Instructions for the task
Retype the whole listing, please, keeping every line exact and dropping the pictures.

Source material
● ● ● ● ●

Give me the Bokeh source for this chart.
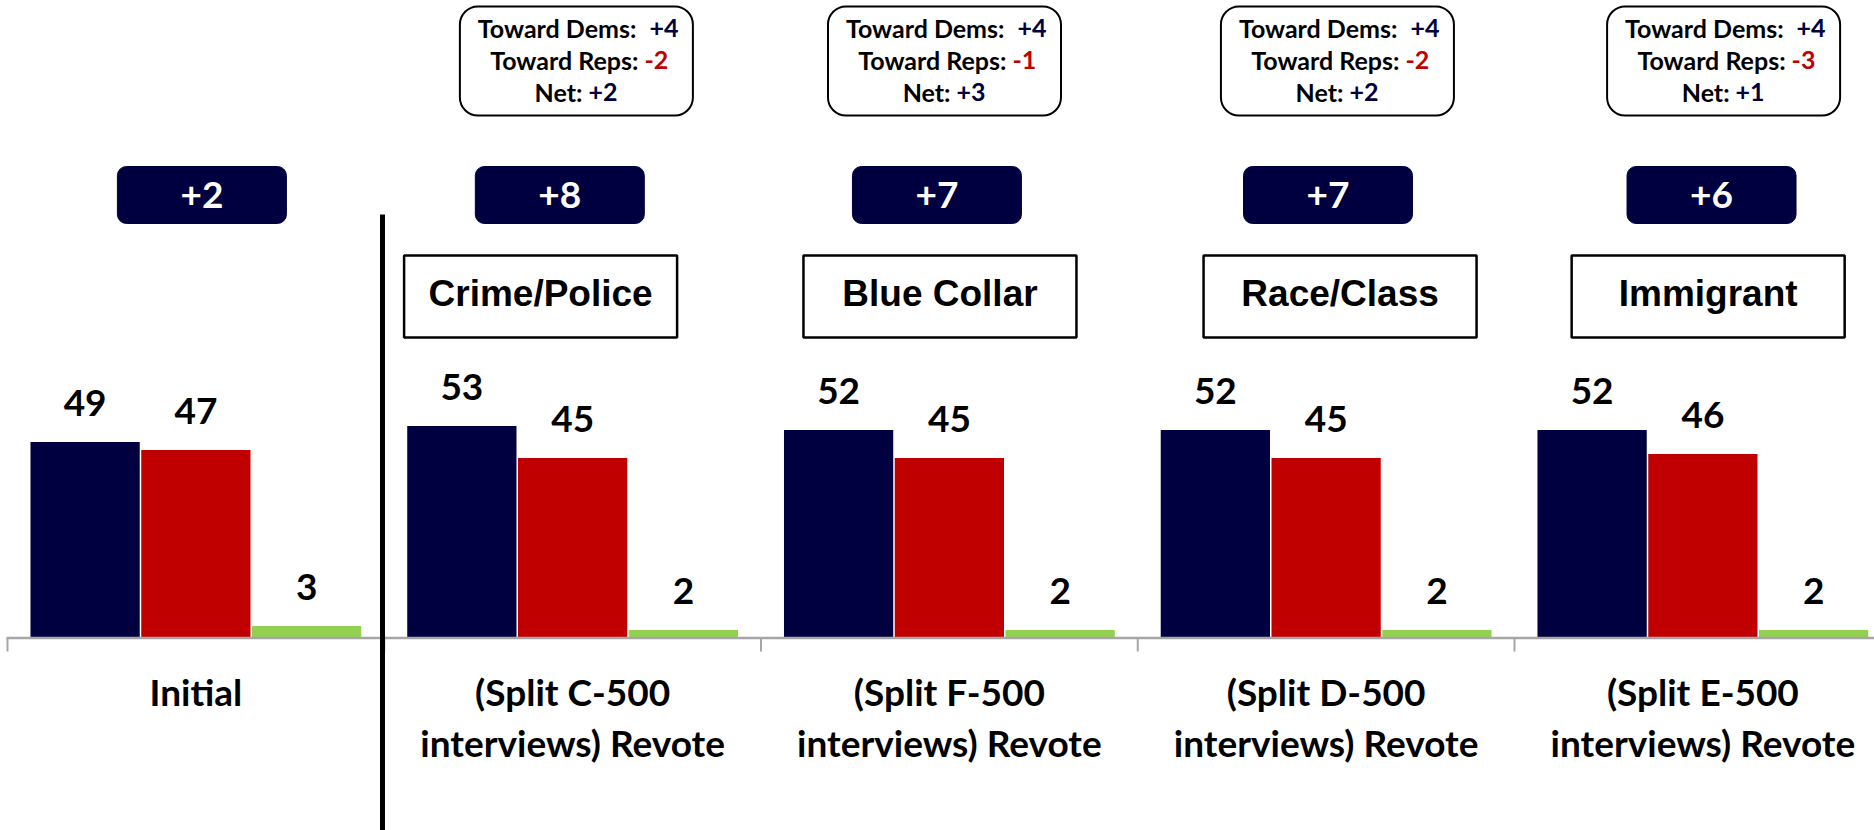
from bokeh.plotting import figure
from bokeh.models import ColumnDataSource, BoxAnnotation, Range1d
from bokeh.core.properties import value
from bokeh.embed import file_html
from bokeh.resources import INLINE

# ---------------- data ----------------
categories = ["Initial", "Split C", "Split F", "Split D", "Split E"]
cat_line1 = ["Initial", "(Split C-500", "(Split F-500", "(Split D-500", "(Split E-500"]
cat_line2 = ["", "interviews) Revote", "interviews) Revote", "interviews) Revote", "interviews) Revote"]
dem_vote = [49, 53, 52, 52, 52]
rep_vote = [47, 45, 45, 45, 46]
other_vote = [3, 2, 2, 2, 2]
net_margin = ["+2", "+8", "+7", "+7", "+6"]
messages = ["Crime/Police", "Blue Collar", "Race/Class", "Immigrant"]          # categories 2..5
toward_dems = ["+4", "+4", "+4", "+4"]
toward_reps = ["-2", "-1", "-2", "-3"]
net_shift = ["+2", "+3", "+2", "+1"]

# ---------------- style / layout ----------------
NAVY = "#000040"
RED = "#C00000"
GREEN = "#92D050"
AXIS_GRAY = "#A6A6A6"
W, H = 1874, 830
PX = 376.75          # pixels per category
PY = 4.0             # pixels per vote point
BASE = 637.5         # page y of the zero line
ORG_X = 7            # page x of category boundary 0
BL = 0.42            # baseline correction (em) for svg text rendering


def fx(page_x):
    return (page_x - ORG_X) / PX


def fy(page_y):
    return (BASE - page_y) / PY


def fyt(page_y, size):
    # y for alphabetic-baseline text whose baseline should sit at page_y
    return fy(page_y - BL * size)


p = figure(width=W, height=H, output_backend="svg", toolbar_location=None,
           x_range=Range1d(fx(0), fx(W)), y_range=Range1d(fy(H), fy(0)),
           x_axis_location=None, y_axis_location=None, min_border=0,
           border_fill_color="white", background_fill_color="white")
p.grid.visible = False
p.outline_line_color = None

centers = [i + 0.5 for i in range(len(categories))]
BAR_W = 0.29
OFF = 0.294
NUM = 37

src = ColumnDataSource(dict(
    dem_x=[c - OFF for c in centers], rep_x=centers, oth_x=[c + OFF for c in centers],
    dem=dem_vote, rep=rep_vote, oth=other_vote,
    dem_t=[str(v) for v in dem_vote], rep_t=[str(v) for v in rep_vote], oth_t=[str(v) for v in other_vote],
    dem_ty=[v + (23 + BL * NUM) / PY for v in dem_vote], rep_ty=[v + (23 + BL * NUM) / PY for v in rep_vote],
    oth_ty=[v + (23 + BL * NUM) / PY for v in other_vote],
    cx=centers, l1=cat_line1, l2=cat_line2,
))

p.vbar(x="dem_x", top="dem", width=BAR_W, bottom=0, source=src, fill_color=NAVY, line_color=None)
p.vbar(x="rep_x", top="rep", width=BAR_W, bottom=0, source=src, fill_color=RED, line_color=None)
p.vbar(x="oth_x", top="oth", width=BAR_W, bottom=0, source=src, fill_color=GREEN, line_color=None)

num_font = dict(text_font=value("Lato"), text_font_style="bold", text_font_size=f"{NUM}px",
                text_color="black", text_align="center", text_baseline="alphabetic")
p.text(x="dem_x", y="dem_ty", text="dem_t", source=src, **num_font)
p.text(x="rep_x", y="rep_ty", text="rep_t", source=src, **num_font)
p.text(x="oth_x", y="oth_ty", text="oth_t", source=src, **num_font)

# axis line and category boundary ticks
p.segment(x0=[fx(6)], y0=[0], x1=[fx(1880)], y1=[0], line_color=AXIS_GRAY, line_width=2.5)
p.segment(x0=list(range(len(categories))), y0=[0] * len(categories),
          x1=list(range(len(categories))), y1=[fy(651)] * len(categories),
          line_color=AXIS_GRAY, line_width=2)

# category labels
p.text(x="cx", y=fyt(707, NUM), text="l1", source=src, **num_font)
p.text(x="cx", y=fyt(758, NUM), text="l2", source=src, **num_font)

# divider
p.segment(x0=[fx(382)], y0=[fy(214)], x1=[fx(382)], y1=[fy(850)], line_color="black", line_width=5)

# net margin boxes
margin_dx = [0.016, -0.034, -0.033, 0.005, 0.023]
mx = [c + d for c, d in zip(centers, margin_dx)]
half = 169 / 2 / PX
for x in mx:
    p.add_layout(BoxAnnotation(left=x - half, right=x + half, top=fy(166), bottom=fy(223),
                               fill_color=NAVY, fill_alpha=1.0, line_color=NAVY, line_alpha=1.0,
                               line_width=1, border_radius=9, level="underlay"))
p.text(x=mx, y=[fyt(210, NUM)] * len(mx), text=net_margin, text_font=value("Lato"),
       text_font_style="bold", text_font_size=f"{NUM}px", text_color="white",
       text_align="center", text_baseline="alphabetic")

# message boxes
msg_dx = [-0.085, -0.025, 0.037, 0.014]
msx = [centers[i + 1] + msg_dx[i] for i in range(len(messages))]
half = 273 / 2 / PX
for x in msx:
    p.add_layout(BoxAnnotation(left=x - half, right=x + half, top=fy(255), bottom=fy(337),
                               fill_color="white", fill_alpha=1.0, line_color="black", line_alpha=1.0,
                               line_width=2.5, level="underlay"))
p.text(x=msx, y=[fyt(309, 37)] * len(msx), text=messages, text_font=value("Liberation Sans"),
       text_font_style="bold", text_font_size="37px", text_color="black",
       text_align="center", text_baseline="alphabetic")

# shift summary boxes
sum_dx = [0.010, -0.013, 0.030, 0.055]
sx = [centers[i + 1] + sum_dx[i] for i in range(len(toward_dems))]
half = 233 / 2 / PX
for x in sx:
    p.add_layout(BoxAnnotation(left=x - half, right=x + half, top=fy(6), bottom=fy(115),
                               fill_color="white", fill_alpha=1.0, line_color="black", line_alpha=1.0,
                               line_width=2, border_radius=18, level="underlay"))

SM = 25
small = dict(text_font=value("Lato"), text_font_style="bold", text_font_size=f"{SM}px",
             text_baseline="alphabetic")
rows = [("Toward Dems:", toward_dems, NAVY, 38, 60, 73),
        ("Toward Reps:", toward_reps, RED, 70, 62, 68),
        ("Net:", net_shift, NAVY, 102, 6, 12)]
for label, vals, col, base_y, end_off, start_off in rows:
    p.text(x=[x + end_off / PX for x in sx], y=[fyt(base_y, SM)] * len(sx), text=[label] * len(sx),
           text_color="black", text_align="right", **small)
    p.text(x=[x + start_off / PX for x in sx], y=[fyt(base_y, SM)] * len(sx), text=vals,
           text_color=col, text_align="left", **small)

open("out.html", "w").write(file_html(p, INLINE))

● ● ● ● ●

Answer to the task
Give me the Bokeh source for this chart.
from bokeh.plotting import figure
from bokeh.models import ColumnDataSource, BoxAnnotation, Range1d
from bokeh.core.properties import value
from bokeh.embed import file_html
from bokeh.resources import INLINE

# ---------------- data ----------------
categories = ["Initial", "Split C", "Split F", "Split D", "Split E"]
cat_line1 = ["Initial", "(Split C-500", "(Split F-500", "(Split D-500", "(Split E-500"]
cat_line2 = ["", "interviews) Revote", "interviews) Revote", "interviews) Revote", "interviews) Revote"]
dem_vote = [49, 53, 52, 52, 52]
rep_vote = [47, 45, 45, 45, 46]
other_vote = [3, 2, 2, 2, 2]
net_margin = ["+2", "+8", "+7", "+7", "+6"]
messages = ["Crime/Police", "Blue Collar", "Race/Class", "Immigrant"]          # categories 2..5
toward_dems = ["+4", "+4", "+4", "+4"]
toward_reps = ["-2", "-1", "-2", "-3"]
net_shift = ["+2", "+3", "+2", "+1"]

# ---------------- style / layout ----------------
NAVY = "#000040"
RED = "#C00000"
GREEN = "#92D050"
AXIS_GRAY = "#A6A6A6"
W, H = 1874, 830
PX = 376.75          # pixels per category
PY = 4.0             # pixels per vote point
BASE = 637.5         # page y of the zero line
ORG_X = 7            # page x of category boundary 0
BL = 0.42            # baseline correction (em) for svg text rendering


def fx(page_x):
    return (page_x - ORG_X) / PX


def fy(page_y):
    return (BASE - page_y) / PY


def fyt(page_y, size):
    # y for alphabetic-baseline text whose baseline should sit at page_y
    return fy(page_y - BL * size)


p = figure(width=W, height=H, output_backend="svg", toolbar_location=None,
           x_range=Range1d(fx(0), fx(W)), y_range=Range1d(fy(H), fy(0)),
           x_axis_location=None, y_axis_location=None, min_border=0,
           border_fill_color="white", background_fill_color="white")
p.grid.visible = False
p.outline_line_color = None

centers = [i + 0.5 for i in range(len(categories))]
BAR_W = 0.29
OFF = 0.294
NUM = 37

src = ColumnDataSource(dict(
    dem_x=[c - OFF for c in centers], rep_x=centers, oth_x=[c + OFF for c in centers],
    dem=dem_vote, rep=rep_vote, oth=other_vote,
    dem_t=[str(v) for v in dem_vote], rep_t=[str(v) for v in rep_vote], oth_t=[str(v) for v in other_vote],
    dem_ty=[v + (23 + BL * NUM) / PY for v in dem_vote], rep_ty=[v + (23 + BL * NUM) / PY for v in rep_vote],
    oth_ty=[v + (23 + BL * NUM) / PY for v in other_vote],
    cx=centers, l1=cat_line1, l2=cat_line2,
))

p.vbar(x="dem_x", top="dem", width=BAR_W, bottom=0, source=src, fill_color=NAVY, line_color=None)
p.vbar(x="rep_x", top="rep", width=BAR_W, bottom=0, source=src, fill_color=RED, line_color=None)
p.vbar(x="oth_x", top="oth", width=BAR_W, bottom=0, source=src, fill_color=GREEN, line_color=None)

num_font = dict(text_font=value("Lato"), text_font_style="bold", text_font_size=f"{NUM}px",
                text_color="black", text_align="center", text_baseline="alphabetic")
p.text(x="dem_x", y="dem_ty", text="dem_t", source=src, **num_font)
p.text(x="rep_x", y="rep_ty", text="rep_t", source=src, **num_font)
p.text(x="oth_x", y="oth_ty", text="oth_t", source=src, **num_font)

# axis line and category boundary ticks
p.segment(x0=[fx(6)], y0=[0], x1=[fx(1880)], y1=[0], line_color=AXIS_GRAY, line_width=2.5)
p.segment(x0=list(range(len(categories))), y0=[0] * len(categories),
          x1=list(range(len(categories))), y1=[fy(651)] * len(categories),
          line_color=AXIS_GRAY, line_width=2)

# category labels
p.text(x="cx", y=fyt(707, NUM), text="l1", source=src, **num_font)
p.text(x="cx", y=fyt(758, NUM), text="l2", source=src, **num_font)

# divider
p.segment(x0=[fx(382)], y0=[fy(214)], x1=[fx(382)], y1=[fy(850)], line_color="black", line_width=5)

# net margin boxes
margin_dx = [0.016, -0.034, -0.033, 0.005, 0.023]
mx = [c + d for c, d in zip(centers, margin_dx)]
half = 169 / 2 / PX
for x in mx:
    p.add_layout(BoxAnnotation(left=x - half, right=x + half, top=fy(166), bottom=fy(223),
                               fill_color=NAVY, fill_alpha=1.0, line_color=NAVY, line_alpha=1.0,
                               line_width=1, border_radius=9, level="underlay"))
p.text(x=mx, y=[fyt(210, NUM)] * len(mx), text=net_margin, text_font=value("Lato"),
       text_font_style="bold", text_font_size=f"{NUM}px", text_color="white",
       text_align="center", text_baseline="alphabetic")

# message boxes
msg_dx = [-0.085, -0.025, 0.037, 0.014]
msx = [centers[i + 1] + msg_dx[i] for i in range(len(messages))]
half = 273 / 2 / PX
for x in msx:
    p.add_layout(BoxAnnotation(left=x - half, right=x + half, top=fy(255), bottom=fy(337),
                               fill_color="white", fill_alpha=1.0, line_color="black", line_alpha=1.0,
                               line_width=2.5, level="underlay"))
p.text(x=msx, y=[fyt(309, 37)] * len(msx), text=messages, text_font=value("Liberation Sans"),
       text_font_style="bold", text_font_size="37px", text_color="black",
       text_align="center", text_baseline="alphabetic")

# shift summary boxes
sum_dx = [0.010, -0.013, 0.030, 0.055]
sx = [centers[i + 1] + sum_dx[i] for i in range(len(toward_dems))]
half = 233 / 2 / PX
for x in sx:
    p.add_layout(BoxAnnotation(left=x - half, right=x + half, top=fy(6), bottom=fy(115),
                               fill_color="white", fill_alpha=1.0, line_color="black", line_alpha=1.0,
                               line_width=2, border_radius=18, level="underlay"))

SM = 25
small = dict(text_font=value("Lato"), text_font_style="bold", text_font_size=f"{SM}px",
             text_baseline="alphabetic")
rows = [("Toward Dems:", toward_dems, NAVY, 38, 60, 73),
        ("Toward Reps:", toward_reps, RED, 70, 62, 68),
        ("Net:", net_shift, NAVY, 102, 6, 12)]
for label, vals, col, base_y, end_off, start_off in rows:
    p.text(x=[x + end_off / PX for x in sx], y=[fyt(base_y, SM)] * len(sx), text=[label] * len(sx),
           text_color="black", text_align="right", **small)
    p.text(x=[x + start_off / PX for x in sx], y=[fyt(base_y, SM)] * len(sx), text=vals,
           text_color=col, text_align="left", **small)

open("out.html", "w").write(file_html(p, INLINE))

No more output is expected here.